With headroom, I ask for peaks to be somewhere between -2 to -6 dBFS.
Beware of special processing. These are processors that add harmonics to your material and include things like tape and tube emulators. It’s easy to get sucked into how something initially sounds and far too easy to get accustomed to too much. These tools should be used sparingly and carefully on the overall mix bus.
You can also provide two versions of the mix to the mastering engineer as well. One of them with mix bus processing and the other one without. This way the engineer can choose the one they feel they can make sound the best.
You might have noticed a bit of a theme by now. Communication is essential. Even if you don’t know the lingo of audio engineering try to articulate what you like and do not like. Most experienced engineers are pretty good at distilling what you are going for regardless of any lingo barrier. The more you communicate, the higher your chance of continued success with your audio projects.

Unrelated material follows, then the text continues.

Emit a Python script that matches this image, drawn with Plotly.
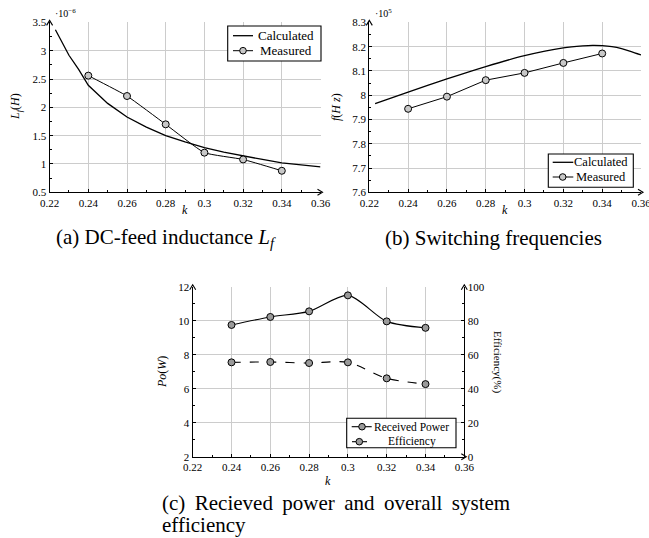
import plotly.graph_objects as go

# ---------------- data ----------------
# (a) DC-feed inductance (x1e-6 H)
k_calc_a = [0.223, 0.23, 0.235, 0.24, 0.25, 0.26, 0.27, 0.28, 0.29, 0.30, 0.31, 0.32, 0.33, 0.34, 0.35, 0.36]
lf_calc = [3.37, 2.92, 2.67, 2.39, 2.07, 1.83, 1.65, 1.50, 1.39, 1.29, 1.21, 1.14, 1.08, 1.02, 0.98, 0.95]
k_meas = [0.24, 0.26, 0.28, 0.30, 0.32, 0.34]
lf_meas = [2.56, 2.20, 1.70, 1.20, 1.08, 0.88]

# (b) switching frequency (x1e5 Hz)
k_calc_b = [0.223, 0.24, 0.26, 0.28, 0.30, 0.32, 0.33, 0.335, 0.34, 0.345, 0.35, 0.355, 0.36]
f_calc = [7.965, 8.013, 8.067, 8.118, 8.163, 8.195, 8.203, 8.205, 8.204, 8.200, 8.192, 8.180, 8.166]
f_meas = [7.944, 7.994, 8.062, 8.092, 8.133, 8.172]

# (c) received power (W) and efficiency (%)
po_meas = [9.75, 10.22, 10.55, 11.49, 9.96, 9.58]
eff_meas = [55.5, 55.7, 55.1, 55.5, 46.1, 42.7]

x_ticks = [0.22, 0.24, 0.26, 0.28, 0.30, 0.32, 0.34, 0.36]
x_tick_text = ["0.22", "0.24", "0.26", "0.28", "0.3", "0.32", "0.34", "0.36"]

legend_a = ["Calculated", "Measured"]
legend_b = ["Calculated", "Measured"]
legend_c = ["Received Power", "Efficiency"]

FONT = "Liberation Serif"
W, H = 649, 538
MK_AB = "#c8c8c8"
MK_C = "#9a9a9a"

fig = go.Figure()

mk_ab = dict(symbol="circle", size=7, color=MK_AB, line=dict(color="black", width=1))
mk_c = dict(symbol="circle", size=7, color=MK_C, line=dict(color="black", width=1))

fig.add_trace(go.Scatter(x=k_calc_a, y=lf_calc, mode="lines", name=legend_a[0],
                         line=dict(color="black", width=1.3), xaxis="x", yaxis="y"))
fig.add_trace(go.Scatter(x=k_meas, y=lf_meas, mode="lines+markers", name=legend_a[1],
                         line=dict(color="black", width=1, shape="spline", smoothing=0.4),
                         marker=mk_ab, xaxis="x", yaxis="y"))

fig.add_trace(go.Scatter(x=k_calc_b, y=f_calc, mode="lines", name=legend_b[0],
                         line=dict(color="black", width=1.3, shape="spline", smoothing=0.6),
                         xaxis="x2", yaxis="y2"))
fig.add_trace(go.Scatter(x=k_meas, y=f_meas, mode="lines+markers", name=legend_b[1],
                         line=dict(color="black", width=1), marker=mk_ab,
                         xaxis="x2", yaxis="y2"))

fig.add_trace(go.Scatter(x=k_meas, y=po_meas, mode="lines+markers", name=legend_c[0],
                         line=dict(color="black", width=1.1, shape="spline", smoothing=0.8),
                         marker=mk_c, xaxis="x3", yaxis="y3"))
fig.add_trace(go.Scatter(x=k_meas, y=eff_meas, mode="lines+markers", name=legend_c[1],
                         line=dict(color="black", width=1.1, dash="dash", shape="spline", smoothing=0.8),
                         marker=mk_c, xaxis="x3", yaxis="y4"))

tickfont = dict(family=FONT, size=11, color="black")
common_x = dict(range=[0.22, 0.36], tickvals=x_ticks, ticktext=x_tick_text, automargin=False,
                showgrid=True, gridcolor="#cccccc", gridwidth=1, zeroline=False,
                showline=True, linecolor="black", linewidth=1.3, ticklabeloverflow="allow",
                ticks="inside", ticklen=3, tickcolor="black", tickfont=tickfont,
                minor=dict(dtick=0.01, ticks="inside", ticklen=2, tickcolor="black", showgrid=False))

def yax(rng, dtick, mdtick, domain, anchor):
    return dict(range=rng, dtick=dtick, domain=domain, anchor=anchor, automargin=False,
                showgrid=True, gridcolor="#cccccc", gridwidth=1, zeroline=False,
                showline=True, linecolor="black", linewidth=1.3,
                ticks="inside", ticklen=3, tickcolor="black", tickfont=tickfont,
                minor=dict(dtick=mdtick, ticks="inside", ticklen=2, tickcolor="black", showgrid=False))

# plot-area pixel boxes (left, right, top, bottom)
A = (49.6, 320.5, 22.4, 192.3)
B = (369.3, 641.0, 22.4, 192.3)
C = (192.7, 464.3, 286.7, 456.7)

def px(x):
    return x / W

def py(y):
    return 1 - y / H

def xd(b):
    return [px(b[0]), px(b[1])]

def yd(b):
    return [py(b[3]), py(b[2])]

fig.update_layout(
    width=W, height=H, margin=dict(l=0, r=0, t=0, b=0, autoexpand=False),
    paper_bgcolor="white", plot_bgcolor="white",
    font=dict(family=FONT, color="black"),
    showlegend=False,
    xaxis=dict(common_x, domain=xd(A), anchor="y"),
    yaxis=yax([0.5, 3.5], 0.5, 0.25, yd(A), "x"),
    xaxis2=dict(common_x, domain=xd(B), anchor="y2"),
    yaxis2=yax([7.6, 8.3], 0.1, 0.05, yd(B), "x2"),
    xaxis3=dict(common_x, domain=xd(C), anchor="y3"),
    yaxis3=yax([2, 12], 2, 1, yd(C), "x3"),
    yaxis4=dict(range=[0, 100], dtick=20, overlaying="y3", side="right", anchor="x3", automargin=False,
                showgrid=False, zeroline=False, showline=True, linecolor="black", linewidth=1.3,
                ticks="inside", ticklen=3, tickcolor="black", tickfont=tickfont,
                minor=dict(dtick=10, ticks="inside", ticklen=2, tickcolor="black")),
)

ann = []
shapes = []

def txt(x, y, s, size=11, angle=0, xanchor="center", yanchor="middle"):
    ann.append(dict(x=px(x), y=py(y), xref="paper", yref="paper", text=s, showarrow=False,
                    font=dict(family=FONT, size=size, color="black"), textangle=angle,
                    xanchor=xanchor, yanchor=yanchor))

def seg(x0, y0, x1, y1, width=1.1, dash=None):
    ln = dict(color="black", width=width)
    if dash:
        ln["dash"] = dash
    shapes.append(dict(type="line", x0=px(x0), y0=py(y0), x1=px(x1), y1=py(y1),
                       xref="paper", yref="paper", line=ln))

def dot(x, y, fill, r=3.3):
    shapes.append(dict(type="circle", x0=px(x - r), x1=px(x + r), y0=py(y + r), y1=py(y - r),
                       xref="paper", yref="paper", fillcolor=fill, line=dict(color="black", width=1)))

def box(x0, y0, x1, y1):
    shapes.append(dict(type="rect", x0=px(x0), x1=px(x1), y0=py(y1), y1=py(y0),
                       xref="paper", yref="paper", fillcolor="white", line=dict(color="black", width=1.1)))

# axis titles
txt(185, 210, "<i>k</i>", 12)
txt(505, 210, "<i>k</i>", 12)
txt(328, 481, "<i>k</i>", 12)
txt(16, 107, "<i>L<sub>f</sub></i>(<i>H</i>)", 12, -90)
txt(336, 107, "<i>f</i>(<i>H z</i>)", 12, -90)
txt(162, 372, "<i>Po</i>(<i>W</i>)", 12, -90)
txt(497, 362, "Efficiency(%)", 11, 90)
# exponents
txt(53, 13, "·10<sup>−6</sup>", 10, 0, "left")
txt(373, 13, "·10<sup>5</sup>", 10, 0, "left")
# captions
txt(54, 238, "(a) DC-feed inductance <i>L<sub>f</sub></i>", 21, 0, "left")
txt(383, 238, "(b) Switching frequencies", 21, 0, "left")
txt(160, 503, "(c)\u2009 Recieved\u2009 power\u2009 and\u2009 overall\u2009 system", 21, 0, "left")
txt(160, 525, "efficiency", 21, 0, "left")

# legend (a)
box(227.7, 26, 321, 61)
seg(233, 35.7, 253, 35.7, 1.3)
seg(233, 50.7, 253, 50.7, 1.0)
dot(243, 50.7, MK_AB)
txt(286, 35.7, legend_a[0], 13)
txt(286, 50.7, legend_a[1], 13)

# legend (b)
box(548.3, 154, 633.3, 187.3)
seg(552.7, 162.3, 573.3, 162.3, 1.3)
seg(552.7, 177, 573.3, 177, 1.0)
dot(562.7, 177, MK_AB)
txt(601, 162.3, legend_b[0], 12.5)
txt(601, 177, legend_b[1], 12.5)

# legend (c)
box(346.7, 418.3, 456, 447.7)
seg(351.7, 426.7, 371.7, 426.7, 1.1)
dot(362, 426.7, MK_C)
seg(352, 441.7, 356.5, 441.7, 1.1)
seg(362.5, 441.7, 367, 441.7, 1.1)
dot(359.3, 441.7, MK_C)
txt(412, 426.7, legend_c[0], 11.5)
txt(412, 441.7, legend_c[1], 11.5)

# axis arrowheads (small open heads at the ends of axis lines)
def head(hx, hy, direction):
    if direction == "right":
        pts = [(hx - 3, hy - 3), (hx + 2, hy), (hx - 3, hy + 3)]
    else:
        pts = [(hx - 3, hy + 3), (hx, hy - 2), (hx + 3, hy + 3)]
    path = "M {} {} L {} {} L {} {}".format(*[v for p in pts for v in (px(p[0]), py(p[1]))])
    shapes.append(dict(type="path", path=path, xref="paper", yref="paper",
                       line=dict(color="black", width=1.1)))

for bx in (A, B, C):
    head(bx[1], bx[3], "right")
    head(bx[0], bx[2], "up")
head(C[1], C[2], "up")

fig.update_layout(annotations=ann, shapes=shapes)

# remove the default page margin so the figure sits at the window's top-left corner
fig.write_html("out.html", config={"displayModeBar": False},
               post_script="document.body.style.margin='0';document.body.style.overflow='hidden';")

Feel free to ask questions. Someone who is not willing to converse with you probably isn’t going to be interested in your music either. Ask them about their process, audio viewpoints, and anything else you find relevant. Get to know them. Certainly be mindful of their time, but an interested engineer shouldn’t find you a bother. I constantly have people from all over the world reaching out to me just to chat about audio gear and various other topics. I make time for it because I enjoy the conversation.
Hopefully, with this post, I’ve set the groundwork for starting a relationship with a mastering engineer. This isn’t the be all end all, but if you haven’t had a lot of experience working with a mastering engineer this is a start. With just a few steps you will find you can maximize your relationship and get far better results that last much longer than the album you are currently working on.